Onslow to Fitzgerald alleyway closure

24 March 2015

ANOTHER Kawerau alleyway has moved a step closer to closure after residents living either side of the passage between Onslow and Fitzgerald streets appealed to the council.

During a regulatory and services committee meeting on March 17, Kawerau District Council agreed to notify residents of its intention to close the alleyway.

Finance and corporate services manager Peter Christophers said public notices and signs around the alleyway would notify users of the council’s intention and invite any submissions.

In November 2012 the council received the first submission to close the alleyway, it wrote to the four immediate neighbours, who all supported the closure.

Since this request Neighbourhoods of Healthy Homes has become active in the area.

Participating residents identified the alleyway as an area for improvement to give their neighbourhood a lift.

When this was proposed organisers were not aware of the outstanding closure request, and in response 22 people signed and presented a petition to the council on February 24.

The petition said the council consulted with residents immediately adjacent to the alleyway, but should have consulted with the wider neighbourhood, which used the passage.

It asked the council to postpone any closure decision until they had a chance to prepare a formal proposal to retain the alleyway.

This proposal would include a mural in the alleyway, similar to the one between Onlsow and Robinson streets, which was also a Healthy Homes project.

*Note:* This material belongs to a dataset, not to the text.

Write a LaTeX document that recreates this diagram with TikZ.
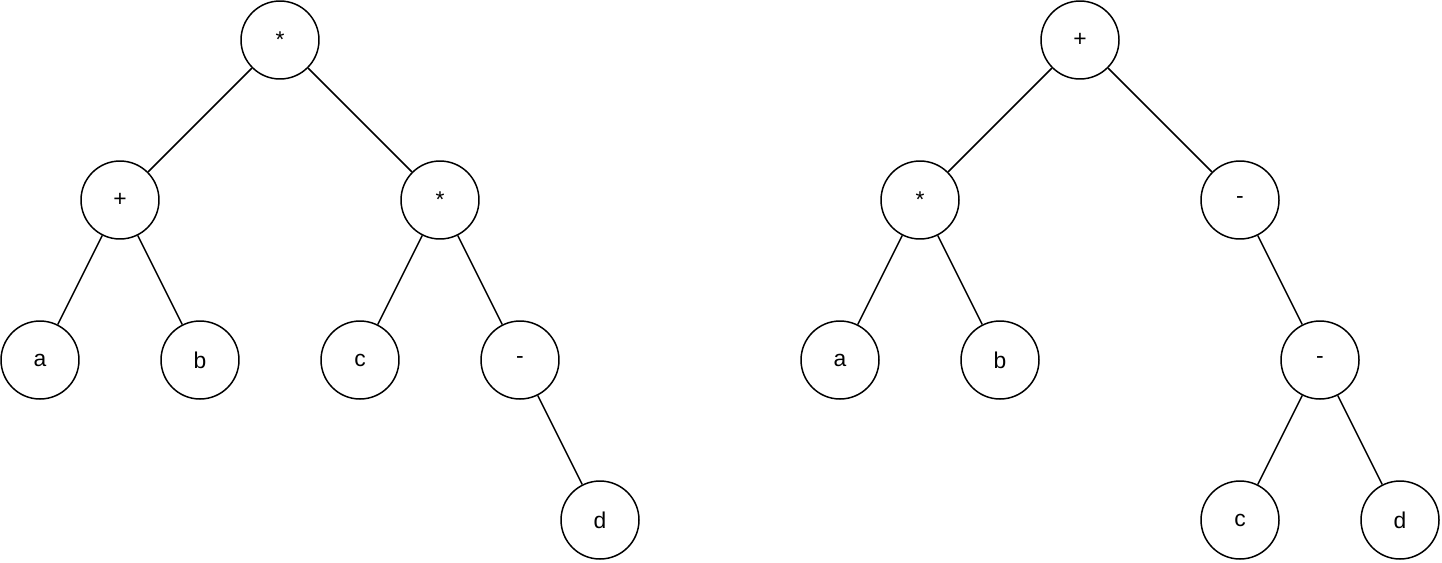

Creating the mural acted as a bridge between young and old residents, and Onslow and Fitzgerald street residents wanted to see these results replicated in their area.

Councillor Chris Marjoribanks said there were a lot of good intentions surrounding the alleyway but he had a greater appreciation for the concerns of residents living directly next door.

He said the closure was agreed to by the four immediate neighbours which was the main thing and losing the passage would not create a significant impact for pedestrians.

Mayor Malcolm Campbell said an employee of his had lived next door to an alleyway that created a nightmare for neighbours trying to sleep.

“It’s fine for people who walk through it once a day, but it’s hell for the people living next door.”

In a letter supporting the closure, neighbour Janice Cunningham said people climbed from the alleyway into her property and the alleyway became noisy at night.

Kawerau police also provided a letter which supported closing the alleyway.

Previously Kawerau District Council held a policy of closing infrequently-used alleyways, but also agreed to retain alleyways when the community submitted against a closure decision.

Mr Christophers said if the closure proceeded neighbouring properties would be given a “licence to occupy”, which incorporated the land into their properties for up to five years at a time.

This method was cheaper and less time-consuming than a formal closure.

The council had budgeted $3290 for alleyway closures in the 2014-2015 financial year and the funds would cover the removal of the concrete path and a fence at both ends of the passage.